Ontario MPP
- In office 1990–1995
- Preceded by: Joan Smith
- Succeeded by: Bob Wood
- Constituency: London South

Personal details
- Born: October 10, 1949 (age 76) London, Ontario, Canada
- Party: New Democrat
- Occupation: Lawyer

= David Winninger =

Canadian politician

David Winninger (born October 10, 1949) is a former politician in Ontario, Canada. He was a New Democratic member of the Legislative Assembly of Ontario from 1990 to 1995 representing the riding of London South. From 2000 to 2010 he was a municipal councillor in the city of London, Ontario.

==Background==
Winninger has a Bachelor of Arts degree and a Master of Arts degree from the University of Western Ontario, as well as a law degree (LLB 1978) from McGill University in Montreal. He practiced law for 10 years before entering political life and received the Quebec Bar Prize in 1977.

==Politics==
===Provincial===
Winninger ran for the Ontario legislature in the 1985 provincial election, finishing in third place against Liberal Joan Smith in the riding of London South.
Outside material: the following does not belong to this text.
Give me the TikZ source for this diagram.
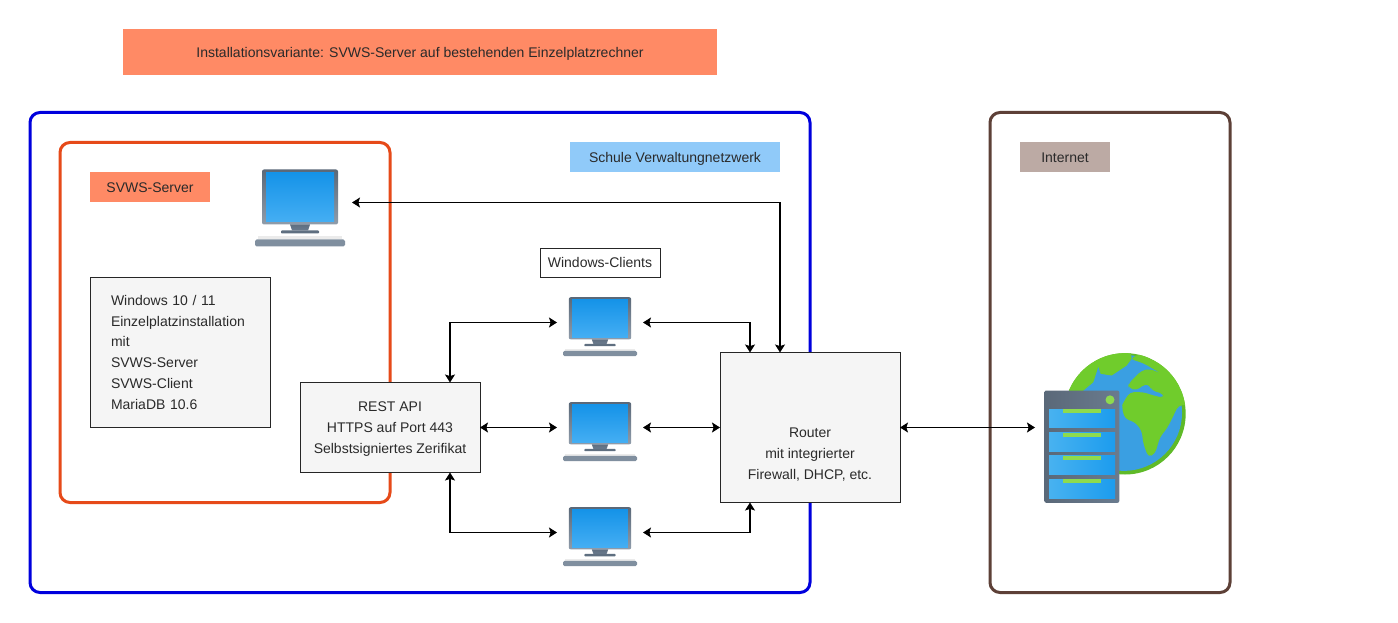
\documentclass[tikz,border=0pt]{standalone}
\usepackage{fontspec}
\setmainfont{Liberation Sans}
\usetikzlibrary{arrows.meta}
\def\px{0.75pt}
\newcommand\stTop{\rule{0pt}{9.5pt}}
\newcommand\stBot{\rule[-2pt]{0pt}{2pt}}
\definecolor{salmon}{HTML}{FF8A65}
\definecolor{skyb}{HTML}{90CAF9}
\definecolor{taupe}{HTML}{BCAAA4}
\definecolor{framebl}{HTML}{0000DD}
\definecolor{frameor}{HTML}{E64A19}
\definecolor{framebr}{HTML}{5D4037}
\definecolor{boxfill}{HTML}{F5F5F5}
\definecolor{txt}{HTML}{2A2A2A}
\definecolor{slate}{HTML}{6A7B8E}
\definecolor{glgreen}{HTML}{70CC2C}
\definecolor{glrim}{HTML}{5FBA28}
\definecolor{glblue}{HTML}{3A9FE2}
\definecolor{barg}{HTML}{8EDB4E}
\tikzset{
  every node/.style={font=\fontsize{10.5}{15.75}\selectfont, text=txt, outer sep=0pt},
  frame/.style={draw, line width=2.25pt, rounded corners=7.5pt, fill=none},
  label/.style={fill=#1, align=center, text height=9.5pt, text depth=2pt, inner ysep=0pt},
  whitebox/.style={draw=black!85, line width=\px, fill=white, align=center, text height=9.5pt, text depth=2pt, inner ysep=0pt},
  infobox/.style={draw=black!85, line width=\px, fill=boxfill, align=center, inner ysep=0pt},
  anchorbox/.style={inner sep=0pt},
  link/.style={line width=0.85pt, black, {Stealth[length=6pt,width=7.5pt,inset=1.2pt]}-{Stealth[length=6pt,width=7.5pt,inset=1.2pt]}},
  monitor/.pic={
    \shade[top color=slate!85!black, bottom color=slate!75, rounded corners=1.5pt] (-38,-33) rectangle (38,22);
    \shade[top color=slate!90!black, bottom color=slate] (-10,22) -- (10,22) -- (8,28) -- (-8,28) -- cycle;
    \fill[slate!90!black, rounded corners=.6pt] (-19,28) rectangle (19,31);
    \shade[top color={rgb,255:red,21;green,147;blue,232}, bottom color={rgb,255:red,68;green,174;blue,243}] (-34,-30) rectangle (34,19);
    \fill[black!8] (-42,34) rectangle (42,37);
    \fill[slate!85, rounded corners=1.2pt] (-45,37) rectangle (45,44);
  }
}
\begin{document}
\begin{tikzpicture}[x=0.75pt,y=-0.75pt]
\useasboundingbox (0,-0.5) rectangle (1398,622.5);
\fill[white] (0,-0.5) rectangle (1398,622.5);

% frames
\node[frame, draw=framebl, minimum width=780*\px, minimum height=480*\px] (netz) at (420,352) {};
\node[frame, draw=frameor, minimum width=330*\px, minimum height=360*\px] (srvframe) at (225,322) {};
\node[frame, draw=framebr, minimum width=240*\px, minimum height=480*\px] (inet) at (1110,352) {};

% labels
\node[label=salmon, minimum width=594*\px, minimum height=46*\px] (title) at (420,52) {Installationsvariante: SVWS-Server auf bestehenden Einzelplatzrechner};
\node[label=salmon, minimum width=120*\px, minimum height=30*\px] (lsrv) at (150,187) {SVWS-Server};
\node[label=skyb, minimum width=210*\px, minimum height=30*\px] (lnetz) at (675,157) {Schule Verwaltungnetzwerk};
\node[label=taupe, minimum width=90*\px, minimum height=30*\px] (linet) at (1065,157) {Internet};
\node[whitebox, minimum width=120*\px, minimum height=29*\px] (lclients) at (600,262.5) {Windows-Clients};

% boxes
\node[infobox, minimum width=180*\px, minimum height=150*\px, text width=138*\px, inner xsep=21*\px, align=left] (os) at (180,352)
  {\stTop Windows 10 / 11\\Einzelplatzinstallation\\mit\\SVWS-Server\\SVWS-Client\\MariaDB 10.6\stBot};
\node[infobox, minimum width=180*\px, minimum height=90*\px] (api) at (390,427)
  {\stTop REST API\\HTTPS auf Port 443\\Selbstsigniertes Zerifikat\stBot};
\node[infobox, minimum width=180*\px, minimum height=150*\px] (router) at (810,427)
  {\rule{0pt}{48.5pt}Router\\mit integrierter\\Firewall, DHCP, etc.\stBot};

% icon anchors
\node[anchorbox, minimum width=104*\px, minimum height=80*\px] (host) at (300,202) {};
\node[anchorbox, minimum width=86*\px, minimum height=60*\px] (c1) at (600,322) {};
\node[anchorbox, minimum width=86*\px, minimum height=60*\px] (c2) at (600,427) {};
\node[anchorbox, minimum width=86*\px, minimum height=60*\px] (c3) at (600,532) {};
\node[anchorbox, minimum width=150*\px, minimum height=150*\px] (www) at (1110,427) {};

% icons
\pic at (host.center) {monitor};
\pic[xscale=.822,yscale=.766] at (c1.center) {monitor};
\pic[xscale=.822,yscale=.766] at (c2.center) {monitor};
\pic[xscale=.822,yscale=.766] at (c3.center) {monitor};

% globe and server (coordinates of a 3x crop)
\begin{scope}[shift={(1030,340)},x=0.25pt,y=-0.25pt]
  \fill[glrim] (285,220) circle (182);
  \fill[glblue] (282,217) circle (174);
  \begin{scope}
    \clip (285,220) circle (182);
    % north-west land
    \fill[glgreen] (90,240) -- (100,120) -- (180,40) -- (300,25) -- (305,55) -- (290,75) -- (245,105) -- (212,100) -- (205,78) -- (190,125) -- (160,150) -- (130,240) -- cycle;
    % Eurasia and Africa
    \fill[glgreen, rounded corners=3pt] (295,130) -- (335,90) -- (360,85) -- (395,100) -- (340,68) -- (300,55) -- (330,40) -- (430,90) -- (480,150) -- (480,192) -- (445,195) -- (432,222) -- (412,262) -- (390,290) -- (375,340) -- (355,350) -- (340,310) -- (335,270) -- (315,245) -- (285,235) -- (275,200) -- (280,185) -- (300,155) -- (340,155) -- (370,165) -- (402,172) -- (400,160) -- (365,150) -- (360,135) -- (345,130) -- (320,150) -- (295,142) -- cycle;
  \end{scope}
  \shade[left color=slate!85!black, right color=slate, rounded corners=1.5pt] (43,150) rectangle (268,487);
  \fill[barg] (240,178) circle (13.5);
  \foreach \t/\b in {206/262, 276/332, 346/402, 416/473}{
    \shade[left color={rgb,255:red,72;green,178;blue,240}, right color={rgb,255:red,28;green,156;blue,238}] (57,\t) rectangle (255,\b);
    \fill[barg] (100,\t) rectangle (212,\t+12);
  }
\end{scope}

% connectors
\draw[link] (host.east) -| ([xshift=-30*\px]router.north);
\draw[link] (c1.east) -| ([xshift=-60*\px]router.north);
\draw[link] (c2.east) -- (c2.east -| router.west);
\draw[link] (c3.east) -| ([xshift=-60*\px]router.south);
\draw[link] ([xshift=60*\px]api.north) |- (c1.west);
\draw[link] (api.east |- c2.west) -- (c2.west);
\draw[link] ([xshift=60*\px]api.south) |- (c3.west);
\draw[link] (router.east) -- (www.west);
\end{tikzpicture}
\end{document}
He ran again in the 1987 provincial election, and again placed third.

The NDP won a majority government in the 1990 provincial election, and Winninger was elected as an MPP for London South. He served as a parliamentary assistant from 1990 to 1995 to the Attorney General. In 1992, he passed a private member's bill to save the Talbot Block, an historical site within London.
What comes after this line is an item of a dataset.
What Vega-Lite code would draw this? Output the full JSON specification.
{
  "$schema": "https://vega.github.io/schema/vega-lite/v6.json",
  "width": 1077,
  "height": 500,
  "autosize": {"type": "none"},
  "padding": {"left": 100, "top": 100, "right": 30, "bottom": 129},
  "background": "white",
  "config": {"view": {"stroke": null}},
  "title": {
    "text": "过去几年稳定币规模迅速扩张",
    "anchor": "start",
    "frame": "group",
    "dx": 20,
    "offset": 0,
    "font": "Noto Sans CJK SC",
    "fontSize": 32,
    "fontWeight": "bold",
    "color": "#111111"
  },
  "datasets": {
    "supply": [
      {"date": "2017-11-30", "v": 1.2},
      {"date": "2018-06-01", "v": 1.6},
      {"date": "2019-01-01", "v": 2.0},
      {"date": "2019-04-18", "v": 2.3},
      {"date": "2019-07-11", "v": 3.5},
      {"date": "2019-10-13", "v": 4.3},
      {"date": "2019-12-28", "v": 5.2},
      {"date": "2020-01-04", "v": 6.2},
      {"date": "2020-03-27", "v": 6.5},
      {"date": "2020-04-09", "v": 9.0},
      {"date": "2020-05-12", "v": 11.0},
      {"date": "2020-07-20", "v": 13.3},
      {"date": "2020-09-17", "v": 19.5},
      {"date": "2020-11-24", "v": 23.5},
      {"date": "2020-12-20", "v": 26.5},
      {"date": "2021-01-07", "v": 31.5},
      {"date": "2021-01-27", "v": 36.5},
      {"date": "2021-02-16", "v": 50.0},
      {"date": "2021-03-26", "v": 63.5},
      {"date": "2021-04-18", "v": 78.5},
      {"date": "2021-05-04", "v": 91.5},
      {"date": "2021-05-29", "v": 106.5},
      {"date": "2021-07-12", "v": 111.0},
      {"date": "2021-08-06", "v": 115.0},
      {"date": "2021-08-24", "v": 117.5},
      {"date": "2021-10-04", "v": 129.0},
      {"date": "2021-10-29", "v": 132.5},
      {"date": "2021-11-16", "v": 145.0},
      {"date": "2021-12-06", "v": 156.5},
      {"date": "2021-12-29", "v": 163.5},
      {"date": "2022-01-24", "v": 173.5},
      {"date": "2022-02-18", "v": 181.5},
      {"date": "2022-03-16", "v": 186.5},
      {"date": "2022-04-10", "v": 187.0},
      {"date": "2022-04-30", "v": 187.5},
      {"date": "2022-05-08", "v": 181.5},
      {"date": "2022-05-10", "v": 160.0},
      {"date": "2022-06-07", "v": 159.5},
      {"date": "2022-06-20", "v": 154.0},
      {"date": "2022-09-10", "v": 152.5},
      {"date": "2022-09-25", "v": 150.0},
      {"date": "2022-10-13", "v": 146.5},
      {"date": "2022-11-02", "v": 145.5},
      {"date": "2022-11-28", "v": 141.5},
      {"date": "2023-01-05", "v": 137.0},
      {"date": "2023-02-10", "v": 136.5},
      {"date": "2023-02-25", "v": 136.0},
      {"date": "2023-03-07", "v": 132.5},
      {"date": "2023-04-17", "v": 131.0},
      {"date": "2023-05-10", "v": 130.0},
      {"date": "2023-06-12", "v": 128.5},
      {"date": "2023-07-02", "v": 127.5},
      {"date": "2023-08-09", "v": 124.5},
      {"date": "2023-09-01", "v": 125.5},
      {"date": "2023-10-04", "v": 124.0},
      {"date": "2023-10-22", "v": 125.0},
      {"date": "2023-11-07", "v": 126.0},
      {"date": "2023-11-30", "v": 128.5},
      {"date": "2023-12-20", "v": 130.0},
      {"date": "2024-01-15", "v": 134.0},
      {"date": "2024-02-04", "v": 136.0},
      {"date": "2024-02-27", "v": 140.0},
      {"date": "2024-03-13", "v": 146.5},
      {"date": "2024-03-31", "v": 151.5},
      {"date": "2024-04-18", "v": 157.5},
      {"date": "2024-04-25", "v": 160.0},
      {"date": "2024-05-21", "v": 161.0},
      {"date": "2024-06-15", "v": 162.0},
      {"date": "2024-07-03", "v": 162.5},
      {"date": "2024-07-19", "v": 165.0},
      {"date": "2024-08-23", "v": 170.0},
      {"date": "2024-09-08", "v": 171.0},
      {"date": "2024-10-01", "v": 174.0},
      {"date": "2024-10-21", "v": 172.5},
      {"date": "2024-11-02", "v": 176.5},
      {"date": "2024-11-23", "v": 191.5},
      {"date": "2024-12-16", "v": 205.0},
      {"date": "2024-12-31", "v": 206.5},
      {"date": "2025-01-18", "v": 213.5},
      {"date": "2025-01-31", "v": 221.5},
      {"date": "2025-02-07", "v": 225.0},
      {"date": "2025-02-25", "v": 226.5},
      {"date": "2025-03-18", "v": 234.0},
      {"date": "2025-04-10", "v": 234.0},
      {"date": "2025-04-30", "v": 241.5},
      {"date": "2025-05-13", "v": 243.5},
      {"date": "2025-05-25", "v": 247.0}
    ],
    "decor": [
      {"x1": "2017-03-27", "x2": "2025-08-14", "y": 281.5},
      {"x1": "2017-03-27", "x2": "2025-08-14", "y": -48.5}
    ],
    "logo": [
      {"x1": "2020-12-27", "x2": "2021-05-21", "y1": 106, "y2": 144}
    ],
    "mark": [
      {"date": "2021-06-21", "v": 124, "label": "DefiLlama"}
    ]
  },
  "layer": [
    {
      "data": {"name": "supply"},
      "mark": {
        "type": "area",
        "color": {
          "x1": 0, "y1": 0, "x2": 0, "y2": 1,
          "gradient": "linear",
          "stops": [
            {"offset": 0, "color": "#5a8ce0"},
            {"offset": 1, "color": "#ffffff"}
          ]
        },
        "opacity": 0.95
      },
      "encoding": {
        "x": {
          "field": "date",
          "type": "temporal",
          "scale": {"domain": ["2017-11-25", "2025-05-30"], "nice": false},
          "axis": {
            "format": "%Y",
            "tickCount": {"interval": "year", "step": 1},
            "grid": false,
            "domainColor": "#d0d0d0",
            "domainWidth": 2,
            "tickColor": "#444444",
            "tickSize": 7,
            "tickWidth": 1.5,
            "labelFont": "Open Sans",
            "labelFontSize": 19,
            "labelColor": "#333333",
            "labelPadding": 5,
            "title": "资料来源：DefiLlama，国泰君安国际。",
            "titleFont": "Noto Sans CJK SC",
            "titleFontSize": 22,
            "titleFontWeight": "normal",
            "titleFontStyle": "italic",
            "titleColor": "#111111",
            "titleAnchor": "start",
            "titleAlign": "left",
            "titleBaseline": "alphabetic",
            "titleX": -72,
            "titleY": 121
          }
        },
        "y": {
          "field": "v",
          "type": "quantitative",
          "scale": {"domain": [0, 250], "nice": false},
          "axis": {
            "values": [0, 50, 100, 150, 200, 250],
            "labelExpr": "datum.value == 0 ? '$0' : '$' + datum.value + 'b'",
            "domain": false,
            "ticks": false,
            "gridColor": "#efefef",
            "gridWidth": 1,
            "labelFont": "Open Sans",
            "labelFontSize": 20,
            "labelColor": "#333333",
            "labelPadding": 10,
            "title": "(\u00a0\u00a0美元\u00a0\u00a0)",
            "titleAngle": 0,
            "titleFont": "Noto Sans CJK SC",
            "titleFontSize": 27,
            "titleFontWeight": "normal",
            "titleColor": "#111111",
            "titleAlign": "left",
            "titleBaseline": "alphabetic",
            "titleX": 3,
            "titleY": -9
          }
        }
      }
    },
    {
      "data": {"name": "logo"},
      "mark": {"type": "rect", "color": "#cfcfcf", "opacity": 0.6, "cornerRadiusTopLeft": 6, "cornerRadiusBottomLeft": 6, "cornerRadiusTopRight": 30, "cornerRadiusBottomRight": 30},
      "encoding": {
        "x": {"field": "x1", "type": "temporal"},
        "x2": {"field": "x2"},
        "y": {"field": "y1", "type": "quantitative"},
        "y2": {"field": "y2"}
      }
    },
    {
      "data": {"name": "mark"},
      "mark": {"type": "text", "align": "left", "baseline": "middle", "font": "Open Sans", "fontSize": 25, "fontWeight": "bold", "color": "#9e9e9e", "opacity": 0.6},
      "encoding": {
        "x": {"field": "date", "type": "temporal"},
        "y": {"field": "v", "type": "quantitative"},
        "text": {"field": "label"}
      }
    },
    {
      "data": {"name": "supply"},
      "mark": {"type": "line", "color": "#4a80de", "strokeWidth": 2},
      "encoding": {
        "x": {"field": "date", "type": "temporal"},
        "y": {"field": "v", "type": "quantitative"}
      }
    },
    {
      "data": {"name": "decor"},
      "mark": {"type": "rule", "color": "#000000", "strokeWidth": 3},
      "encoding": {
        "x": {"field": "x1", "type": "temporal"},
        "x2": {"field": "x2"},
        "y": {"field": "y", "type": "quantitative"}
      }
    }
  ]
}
The NDP were defeated in the 1995 provincial election, and Winninger lost his seat to Progressive Conservative Bob Wood by over 7,000 votes.

===Municipal===
Winninger was elected to London City Council in 2000. He won re-election in 2003. In 2006, he was elected as councillor for Ward 11 in London's revised ward system of 14 wards—each represented by one councillor. In addition, he sat on the London Public Library Board until his defeat in the 2010 municipal elections.